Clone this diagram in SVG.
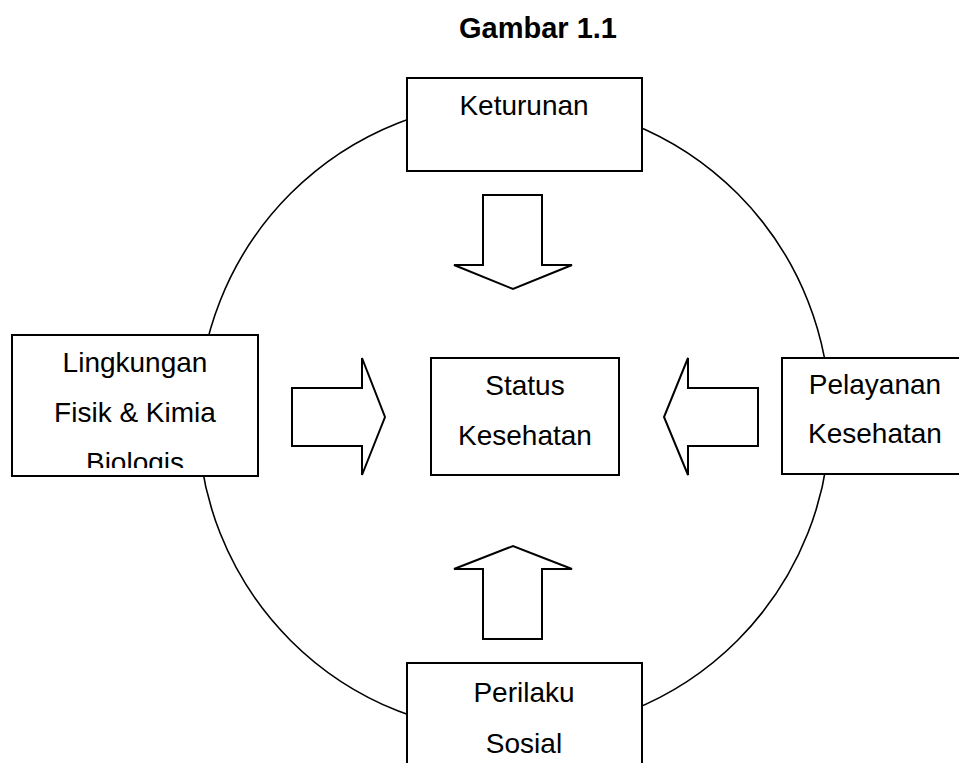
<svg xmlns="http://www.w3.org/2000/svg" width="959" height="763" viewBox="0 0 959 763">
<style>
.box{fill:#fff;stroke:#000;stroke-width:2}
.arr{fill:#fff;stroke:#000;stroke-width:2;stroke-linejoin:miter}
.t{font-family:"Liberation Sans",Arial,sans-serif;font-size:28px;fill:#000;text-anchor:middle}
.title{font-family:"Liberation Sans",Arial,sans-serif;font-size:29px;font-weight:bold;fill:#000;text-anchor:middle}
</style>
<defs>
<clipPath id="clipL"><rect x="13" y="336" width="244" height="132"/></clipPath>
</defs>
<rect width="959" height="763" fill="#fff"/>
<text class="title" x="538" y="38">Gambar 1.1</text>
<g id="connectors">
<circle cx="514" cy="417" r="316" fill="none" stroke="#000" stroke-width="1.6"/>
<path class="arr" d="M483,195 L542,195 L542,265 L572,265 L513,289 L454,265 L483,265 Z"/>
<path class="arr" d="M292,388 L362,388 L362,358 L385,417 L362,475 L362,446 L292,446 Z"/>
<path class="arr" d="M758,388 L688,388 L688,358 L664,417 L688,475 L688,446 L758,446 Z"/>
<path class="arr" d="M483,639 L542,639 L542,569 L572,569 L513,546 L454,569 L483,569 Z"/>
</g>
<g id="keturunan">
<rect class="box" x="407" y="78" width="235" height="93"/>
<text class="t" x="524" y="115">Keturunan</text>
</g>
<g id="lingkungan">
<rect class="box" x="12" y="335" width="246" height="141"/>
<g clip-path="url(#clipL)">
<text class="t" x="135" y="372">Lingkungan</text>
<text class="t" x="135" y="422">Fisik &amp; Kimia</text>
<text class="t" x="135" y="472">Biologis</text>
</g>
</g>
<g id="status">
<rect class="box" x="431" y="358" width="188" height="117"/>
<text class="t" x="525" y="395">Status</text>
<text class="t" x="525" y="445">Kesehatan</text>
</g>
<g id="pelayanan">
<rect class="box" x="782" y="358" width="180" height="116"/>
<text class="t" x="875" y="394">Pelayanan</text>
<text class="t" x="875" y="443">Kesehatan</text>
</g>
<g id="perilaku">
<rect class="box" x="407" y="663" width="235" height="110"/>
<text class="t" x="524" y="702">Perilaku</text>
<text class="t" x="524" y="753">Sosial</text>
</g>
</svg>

____________________

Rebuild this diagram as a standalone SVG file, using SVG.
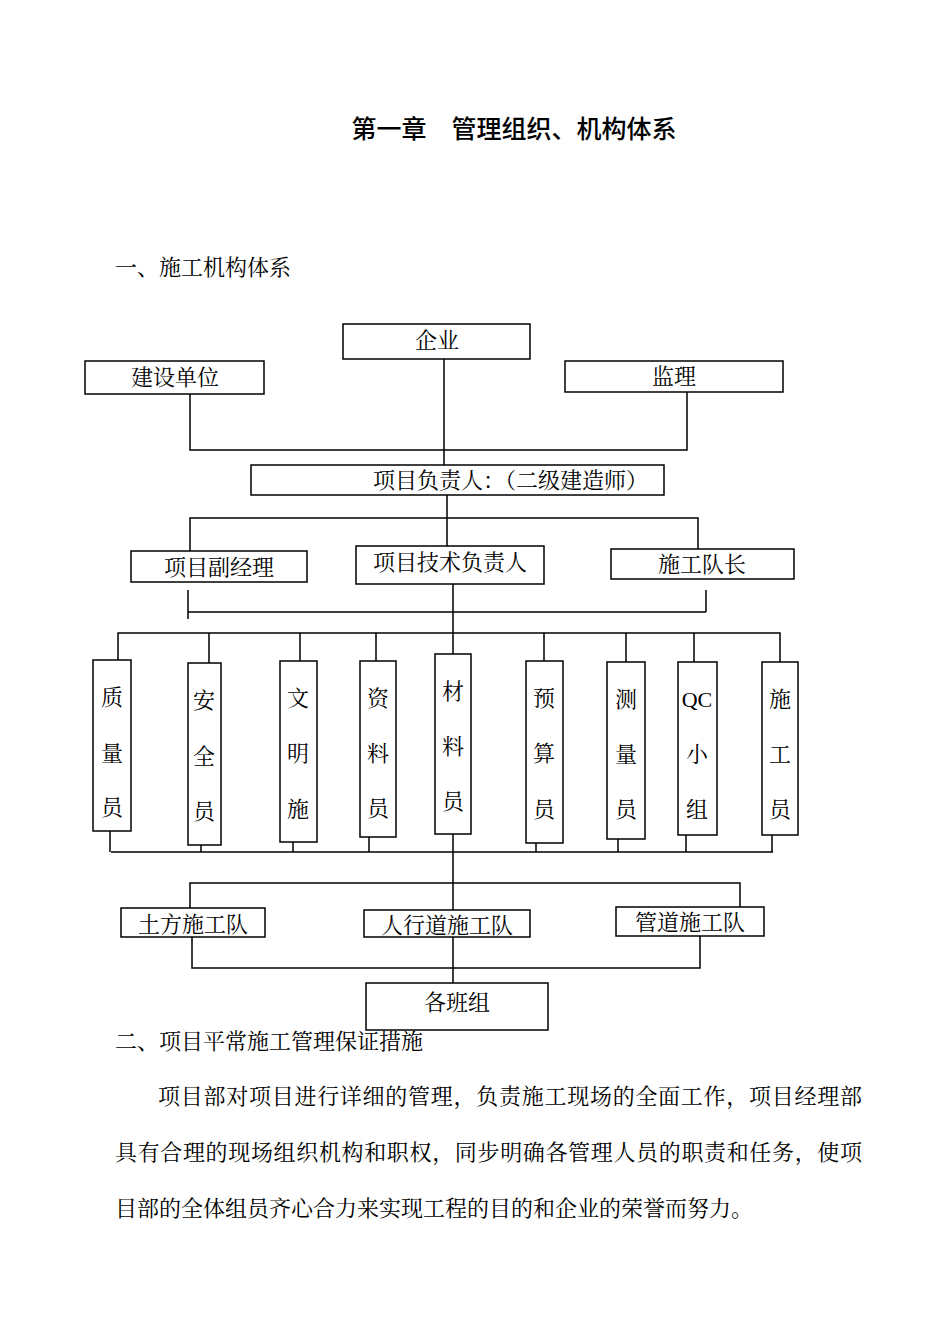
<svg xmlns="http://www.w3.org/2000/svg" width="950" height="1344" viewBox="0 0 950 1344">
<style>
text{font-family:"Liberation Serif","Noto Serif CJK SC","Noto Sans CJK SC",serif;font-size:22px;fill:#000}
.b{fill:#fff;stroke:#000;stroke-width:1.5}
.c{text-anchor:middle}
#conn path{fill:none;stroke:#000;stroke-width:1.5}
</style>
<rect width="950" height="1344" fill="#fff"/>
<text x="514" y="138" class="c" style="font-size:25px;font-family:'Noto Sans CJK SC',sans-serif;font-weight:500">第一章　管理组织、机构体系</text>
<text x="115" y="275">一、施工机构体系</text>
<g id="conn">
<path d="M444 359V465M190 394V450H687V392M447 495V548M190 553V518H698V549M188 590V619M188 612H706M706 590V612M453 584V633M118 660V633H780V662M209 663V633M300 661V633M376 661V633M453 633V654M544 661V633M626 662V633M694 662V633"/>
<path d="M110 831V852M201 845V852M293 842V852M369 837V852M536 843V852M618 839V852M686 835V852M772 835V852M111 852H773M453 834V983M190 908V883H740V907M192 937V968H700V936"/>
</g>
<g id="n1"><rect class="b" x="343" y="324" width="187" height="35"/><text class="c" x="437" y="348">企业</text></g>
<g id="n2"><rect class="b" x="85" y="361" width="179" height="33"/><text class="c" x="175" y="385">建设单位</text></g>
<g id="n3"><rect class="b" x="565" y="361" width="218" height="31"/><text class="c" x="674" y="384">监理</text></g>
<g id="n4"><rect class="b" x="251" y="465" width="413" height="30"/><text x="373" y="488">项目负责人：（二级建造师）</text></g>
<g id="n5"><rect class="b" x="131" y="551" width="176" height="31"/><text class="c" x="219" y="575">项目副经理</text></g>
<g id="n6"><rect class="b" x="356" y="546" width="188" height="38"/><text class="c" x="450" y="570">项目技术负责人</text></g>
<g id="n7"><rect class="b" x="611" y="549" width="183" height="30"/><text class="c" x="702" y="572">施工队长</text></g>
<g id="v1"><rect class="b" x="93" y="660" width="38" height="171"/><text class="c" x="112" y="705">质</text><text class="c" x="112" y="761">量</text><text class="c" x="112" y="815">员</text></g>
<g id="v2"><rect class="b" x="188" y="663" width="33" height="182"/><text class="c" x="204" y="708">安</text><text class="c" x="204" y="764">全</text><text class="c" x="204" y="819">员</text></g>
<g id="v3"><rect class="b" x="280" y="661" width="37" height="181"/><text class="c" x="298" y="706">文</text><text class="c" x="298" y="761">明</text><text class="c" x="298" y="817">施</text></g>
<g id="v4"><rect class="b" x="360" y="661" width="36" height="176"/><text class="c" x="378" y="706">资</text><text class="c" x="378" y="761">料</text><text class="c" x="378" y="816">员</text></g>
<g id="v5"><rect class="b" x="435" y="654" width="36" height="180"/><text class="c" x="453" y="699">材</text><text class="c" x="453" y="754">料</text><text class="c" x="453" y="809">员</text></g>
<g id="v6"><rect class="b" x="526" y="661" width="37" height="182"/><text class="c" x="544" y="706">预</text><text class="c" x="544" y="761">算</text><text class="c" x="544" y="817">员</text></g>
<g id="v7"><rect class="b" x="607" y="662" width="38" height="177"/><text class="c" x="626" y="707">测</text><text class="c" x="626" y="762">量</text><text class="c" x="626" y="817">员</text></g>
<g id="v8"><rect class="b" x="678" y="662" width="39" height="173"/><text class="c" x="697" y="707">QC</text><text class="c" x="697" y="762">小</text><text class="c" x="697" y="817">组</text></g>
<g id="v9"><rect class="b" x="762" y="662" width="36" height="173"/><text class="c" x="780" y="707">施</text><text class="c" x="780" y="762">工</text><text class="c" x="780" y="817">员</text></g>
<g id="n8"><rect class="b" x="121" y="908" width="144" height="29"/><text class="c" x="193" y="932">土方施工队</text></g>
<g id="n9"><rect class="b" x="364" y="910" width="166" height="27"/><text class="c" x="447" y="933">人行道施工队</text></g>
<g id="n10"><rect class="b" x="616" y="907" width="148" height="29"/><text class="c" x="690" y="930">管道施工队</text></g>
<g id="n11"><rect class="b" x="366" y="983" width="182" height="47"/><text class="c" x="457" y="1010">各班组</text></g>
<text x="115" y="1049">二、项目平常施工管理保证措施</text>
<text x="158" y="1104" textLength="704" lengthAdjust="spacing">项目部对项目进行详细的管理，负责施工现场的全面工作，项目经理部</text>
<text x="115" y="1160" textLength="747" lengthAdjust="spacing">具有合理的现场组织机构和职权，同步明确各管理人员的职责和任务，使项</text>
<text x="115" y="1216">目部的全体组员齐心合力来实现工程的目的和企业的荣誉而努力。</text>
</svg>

____________________

> _Exercise objective_:
Count the lines in the entries above that include the string "this", then give only that figure.

> _Complete response_:
2